## STATED GOAL:
Retype the whole listing verbatim and keep the pictures out of it.

## DATA EXTRACT:
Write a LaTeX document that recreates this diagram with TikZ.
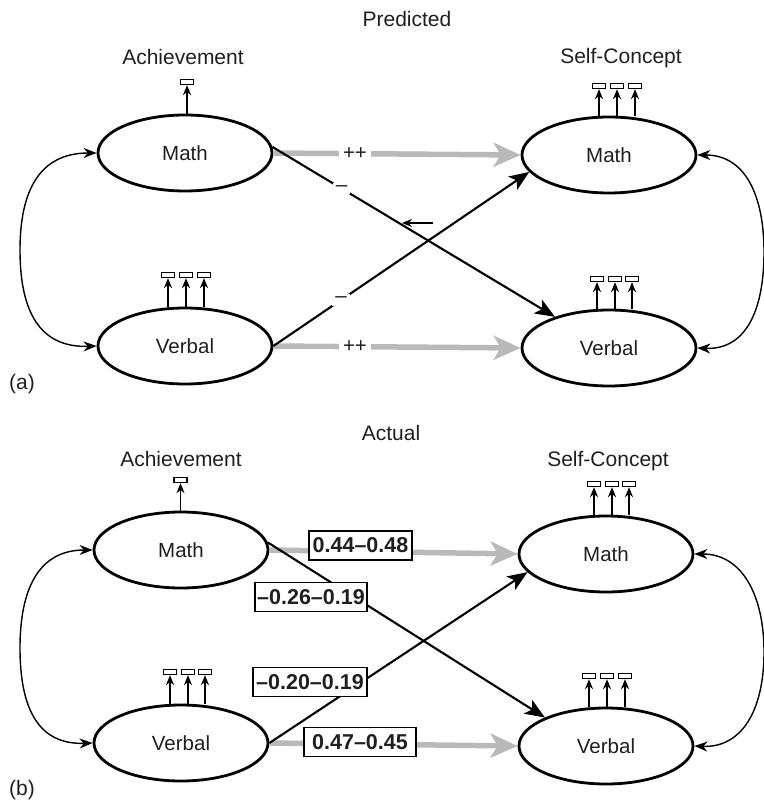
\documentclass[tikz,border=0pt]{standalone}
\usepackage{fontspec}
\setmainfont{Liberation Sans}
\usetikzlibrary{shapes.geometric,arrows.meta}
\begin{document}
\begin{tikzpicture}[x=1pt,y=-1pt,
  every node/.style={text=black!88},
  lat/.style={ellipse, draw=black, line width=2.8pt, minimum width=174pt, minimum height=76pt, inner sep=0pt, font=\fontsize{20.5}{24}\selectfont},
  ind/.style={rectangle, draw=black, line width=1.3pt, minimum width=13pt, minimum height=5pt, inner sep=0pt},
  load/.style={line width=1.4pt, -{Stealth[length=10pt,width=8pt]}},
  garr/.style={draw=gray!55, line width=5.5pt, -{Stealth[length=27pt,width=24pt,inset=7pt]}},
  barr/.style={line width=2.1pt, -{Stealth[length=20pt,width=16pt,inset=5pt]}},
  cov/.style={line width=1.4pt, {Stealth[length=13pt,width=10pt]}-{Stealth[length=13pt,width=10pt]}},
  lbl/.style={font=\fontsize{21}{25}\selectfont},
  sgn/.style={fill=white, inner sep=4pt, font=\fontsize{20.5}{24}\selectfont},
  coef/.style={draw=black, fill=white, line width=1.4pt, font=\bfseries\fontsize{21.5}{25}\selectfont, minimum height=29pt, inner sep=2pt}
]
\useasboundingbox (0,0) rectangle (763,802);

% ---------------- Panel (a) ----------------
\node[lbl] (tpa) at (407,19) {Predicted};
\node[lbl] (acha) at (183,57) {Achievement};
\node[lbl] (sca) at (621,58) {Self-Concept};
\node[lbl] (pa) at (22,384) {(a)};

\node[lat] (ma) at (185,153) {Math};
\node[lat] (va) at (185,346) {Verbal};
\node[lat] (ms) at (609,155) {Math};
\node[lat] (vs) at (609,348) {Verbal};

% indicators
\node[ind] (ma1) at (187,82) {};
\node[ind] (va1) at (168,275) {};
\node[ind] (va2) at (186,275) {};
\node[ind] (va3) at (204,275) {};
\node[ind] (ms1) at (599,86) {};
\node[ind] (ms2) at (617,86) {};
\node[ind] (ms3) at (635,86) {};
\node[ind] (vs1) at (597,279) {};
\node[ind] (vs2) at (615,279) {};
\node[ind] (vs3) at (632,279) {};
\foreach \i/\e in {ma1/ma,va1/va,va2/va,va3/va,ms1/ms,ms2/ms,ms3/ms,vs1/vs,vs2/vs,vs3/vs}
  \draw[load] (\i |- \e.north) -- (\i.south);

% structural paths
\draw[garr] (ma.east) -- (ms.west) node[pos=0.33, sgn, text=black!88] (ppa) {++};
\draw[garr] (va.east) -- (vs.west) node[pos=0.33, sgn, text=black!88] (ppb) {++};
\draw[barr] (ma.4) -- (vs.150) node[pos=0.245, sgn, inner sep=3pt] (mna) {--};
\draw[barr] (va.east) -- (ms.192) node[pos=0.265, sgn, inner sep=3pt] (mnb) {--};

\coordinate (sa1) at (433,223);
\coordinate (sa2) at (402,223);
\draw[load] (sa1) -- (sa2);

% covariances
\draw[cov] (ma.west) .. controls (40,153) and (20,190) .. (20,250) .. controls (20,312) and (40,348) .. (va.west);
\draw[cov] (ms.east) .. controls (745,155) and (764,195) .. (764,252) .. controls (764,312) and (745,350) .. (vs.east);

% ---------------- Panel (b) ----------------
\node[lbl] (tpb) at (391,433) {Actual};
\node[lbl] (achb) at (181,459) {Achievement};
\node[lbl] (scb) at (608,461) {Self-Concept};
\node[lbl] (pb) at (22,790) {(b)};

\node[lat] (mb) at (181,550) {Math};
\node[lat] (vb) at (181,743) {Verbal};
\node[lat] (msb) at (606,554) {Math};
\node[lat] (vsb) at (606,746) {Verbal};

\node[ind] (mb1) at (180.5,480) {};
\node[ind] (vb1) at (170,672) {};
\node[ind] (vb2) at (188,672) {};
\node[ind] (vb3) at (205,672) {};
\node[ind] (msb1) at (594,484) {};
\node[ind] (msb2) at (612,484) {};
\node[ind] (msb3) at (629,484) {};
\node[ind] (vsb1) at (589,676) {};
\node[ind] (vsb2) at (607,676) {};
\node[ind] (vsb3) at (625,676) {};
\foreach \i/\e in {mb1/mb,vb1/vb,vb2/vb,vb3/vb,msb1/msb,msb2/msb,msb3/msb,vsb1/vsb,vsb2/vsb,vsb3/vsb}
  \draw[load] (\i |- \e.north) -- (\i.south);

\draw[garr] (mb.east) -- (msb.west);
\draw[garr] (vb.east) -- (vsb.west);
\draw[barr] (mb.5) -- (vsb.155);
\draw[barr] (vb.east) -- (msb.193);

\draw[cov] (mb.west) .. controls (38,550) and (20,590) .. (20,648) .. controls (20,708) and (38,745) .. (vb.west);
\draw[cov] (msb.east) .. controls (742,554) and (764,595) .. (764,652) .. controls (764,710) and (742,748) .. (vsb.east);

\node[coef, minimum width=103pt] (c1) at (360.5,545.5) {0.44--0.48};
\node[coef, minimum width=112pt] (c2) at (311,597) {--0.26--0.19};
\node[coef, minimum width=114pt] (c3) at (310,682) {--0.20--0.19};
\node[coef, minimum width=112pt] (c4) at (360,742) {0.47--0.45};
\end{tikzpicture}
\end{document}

## THE RESPONSE:
Write a LaTeX document that recreates this diagram with TikZ.
\documentclass[tikz,border=0pt]{standalone}
\usepackage{fontspec}
\setmainfont{Liberation Sans}
\usetikzlibrary{shapes.geometric,arrows.meta}
\begin{document}
\begin{tikzpicture}[x=1pt,y=-1pt,
  every node/.style={text=black!88},
  lat/.style={ellipse, draw=black, line width=2.8pt, minimum width=174pt, minimum height=76pt, inner sep=0pt, font=\fontsize{20.5}{24}\selectfont},
  ind/.style={rectangle, draw=black, line width=1.3pt, minimum width=13pt, minimum height=5pt, inner sep=0pt},
  load/.style={line width=1.4pt, -{Stealth[length=10pt,width=8pt]}},
  garr/.style={draw=gray!55, line width=5.5pt, -{Stealth[length=27pt,width=24pt,inset=7pt]}},
  barr/.style={line width=2.1pt, -{Stealth[length=20pt,width=16pt,inset=5pt]}},
  cov/.style={line width=1.4pt, {Stealth[length=13pt,width=10pt]}-{Stealth[length=13pt,width=10pt]}},
  lbl/.style={font=\fontsize{21}{25}\selectfont},
  sgn/.style={fill=white, inner sep=4pt, font=\fontsize{20.5}{24}\selectfont},
  coef/.style={draw=black, fill=white, line width=1.4pt, font=\bfseries\fontsize{21.5}{25}\selectfont, minimum height=29pt, inner sep=2pt}
]
\useasboundingbox (0,0) rectangle (763,802);

% ---------------- Panel (a) ----------------
\node[lbl] (tpa) at (407,19) {Predicted};
\node[lbl] (acha) at (183,57) {Achievement};
\node[lbl] (sca) at (621,58) {Self-Concept};
\node[lbl] (pa) at (22,384) {(a)};

\node[lat] (ma) at (185,153) {Math};
\node[lat] (va) at (185,346) {Verbal};
\node[lat] (ms) at (609,155) {Math};
\node[lat] (vs) at (609,348) {Verbal};

% indicators
\node[ind] (ma1) at (187,82) {};
\node[ind] (va1) at (168,275) {};
\node[ind] (va2) at (186,275) {};
\node[ind] (va3) at (204,275) {};
\node[ind] (ms1) at (599,86) {};
\node[ind] (ms2) at (617,86) {};
\node[ind] (ms3) at (635,86) {};
\node[ind] (vs1) at (597,279) {};
\node[ind] (vs2) at (615,279) {};
\node[ind] (vs3) at (632,279) {};
\foreach \i/\e in {ma1/ma,va1/va,va2/va,va3/va,ms1/ms,ms2/ms,ms3/ms,vs1/vs,vs2/vs,vs3/vs}
  \draw[load] (\i |- \e.north) -- (\i.south);

% structural paths
\draw[garr] (ma.east) -- (ms.west) node[pos=0.33, sgn, text=black!88] (ppa) {++};
\draw[garr] (va.east) -- (vs.west) node[pos=0.33, sgn, text=black!88] (ppb) {++};
\draw[barr] (ma.4) -- (vs.150) node[pos=0.245, sgn, inner sep=3pt] (mna) {--};
\draw[barr] (va.east) -- (ms.192) node[pos=0.265, sgn, inner sep=3pt] (mnb) {--};

\coordinate (sa1) at (433,223);
\coordinate (sa2) at (402,223);
\draw[load] (sa1) -- (sa2);

% covariances
\draw[cov] (ma.west) .. controls (40,153) and (20,190) .. (20,250) .. controls (20,312) and (40,348) .. (va.west);
\draw[cov] (ms.east) .. controls (745,155) and (764,195) .. (764,252) .. controls (764,312) and (745,350) .. (vs.east);

% ---------------- Panel (b) ----------------
\node[lbl] (tpb) at (391,433) {Actual};
\node[lbl] (achb) at (181,459) {Achievement};
\node[lbl] (scb) at (608,461) {Self-Concept};
\node[lbl] (pb) at (22,790) {(b)};

\node[lat] (mb) at (181,550) {Math};
\node[lat] (vb) at (181,743) {Verbal};
\node[lat] (msb) at (606,554) {Math};
\node[lat] (vsb) at (606,746) {Verbal};

\node[ind] (mb1) at (180.5,480) {};
\node[ind] (vb1) at (170,672) {};
\node[ind] (vb2) at (188,672) {};
\node[ind] (vb3) at (205,672) {};
\node[ind] (msb1) at (594,484) {};
\node[ind] (msb2) at (612,484) {};
\node[ind] (msb3) at (629,484) {};
\node[ind] (vsb1) at (589,676) {};
\node[ind] (vsb2) at (607,676) {};
\node[ind] (vsb3) at (625,676) {};
\foreach \i/\e in {mb1/mb,vb1/vb,vb2/vb,vb3/vb,msb1/msb,msb2/msb,msb3/msb,vsb1/vsb,vsb2/vsb,vsb3/vsb}
  \draw[load] (\i |- \e.north) -- (\i.south);

\draw[garr] (mb.east) -- (msb.west);
\draw[garr] (vb.east) -- (vsb.west);
\draw[barr] (mb.5) -- (vsb.155);
\draw[barr] (vb.east) -- (msb.193);

\draw[cov] (mb.west) .. controls (38,550) and (20,590) .. (20,648) .. controls (20,708) and (38,745) .. (vb.west);
\draw[cov] (msb.east) .. controls (742,554) and (764,595) .. (764,652) .. controls (764,710) and (742,748) .. (vsb.east);

\node[coef, minimum width=103pt] (c1) at (360.5,545.5) {0.44--0.48};
\node[coef, minimum width=112pt] (c2) at (311,597) {--0.26--0.19};
\node[coef, minimum width=114pt] (c3) at (310,682) {--0.20--0.19};
\node[coef, minimum width=112pt] (c4) at (360,742) {0.47--0.45};
\end{tikzpicture}
\end{document}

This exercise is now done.